Mais une stratégie hub ne s’improvise pas. Et la concurrence est assez rude. Le ciel africain a été libéralisé en 2018, créant un marché unique ouvert à la concurrence. Les hubs y sont encore modestes et excentrés : Johannesburg compte 21 millions de passagers, puis a émergé Addis-Abeba, hub de la compagnie aérienne Ethiopian Airways, connecté à une centaine de destinations et concurrence Dubaï vers l’Afrique subsaharienne, Nairobi, Le Caire et Casablanca.

Le premier, et probablement l’élément le plus important d’une stratégie de hub, est sa position géographique. Bien plus encore que son marché de proximité. Car un hub doit avant tout se situer à la croisée de grands courants de trafic.

Si le président de la République en parle, c’est qu’il a conscience que le transport est un outil stratégique pour consolider l’influence de l’Algérie sur la scène internationale et construire des coopérations solides avec des Etats dans différents domaines. En outre, les liaisons aériennes accompagnent aussi les exportations et sont perçues comme stratégiques pour le tourisme.

Cependant, l’établissement d’une nouvelle liaison est une décision économique qui repose sur une analyse financière rigoureuse. En règle générale, l’établissement ou le maintien d’une liaison aérienne suppose l’existence d’une demande minimale suffisante pour rentabiliser cette liaison.

Pour considérer la mise en place d’une liaison aérienne directe, les transporteurs utilisent deux principaux paramètres pour en analyser la rentabilité potentielle.

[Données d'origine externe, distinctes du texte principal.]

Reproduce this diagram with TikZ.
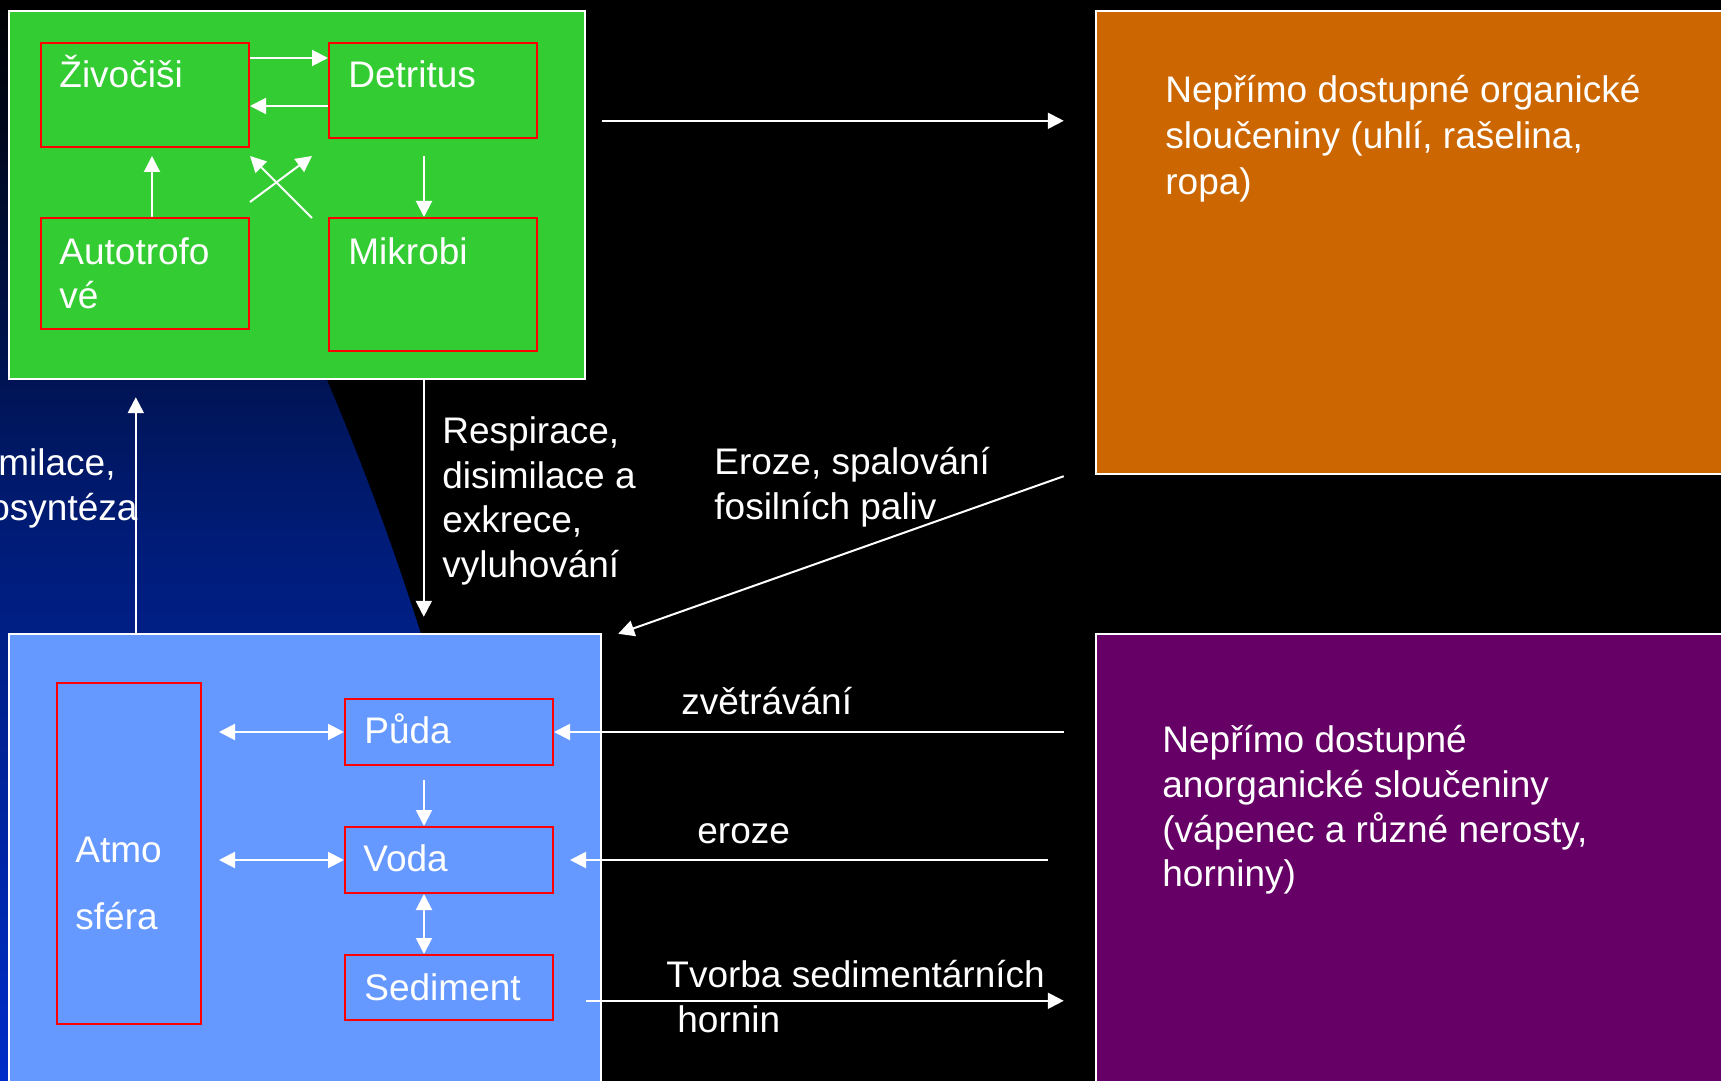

Il s’agit du coefficient de remplissage, soit le rapport entre le nombre de passagers et la capacité, et ce, tout au long de l’année et le «yield management», soit les revenus par passager en fonction des tarifs pour chacune des classes aériennes et de la distribution des passagers selon ces différentes classes tarifaires (économie tarif réduit, économie plein tarif, classe affaires, première classe…).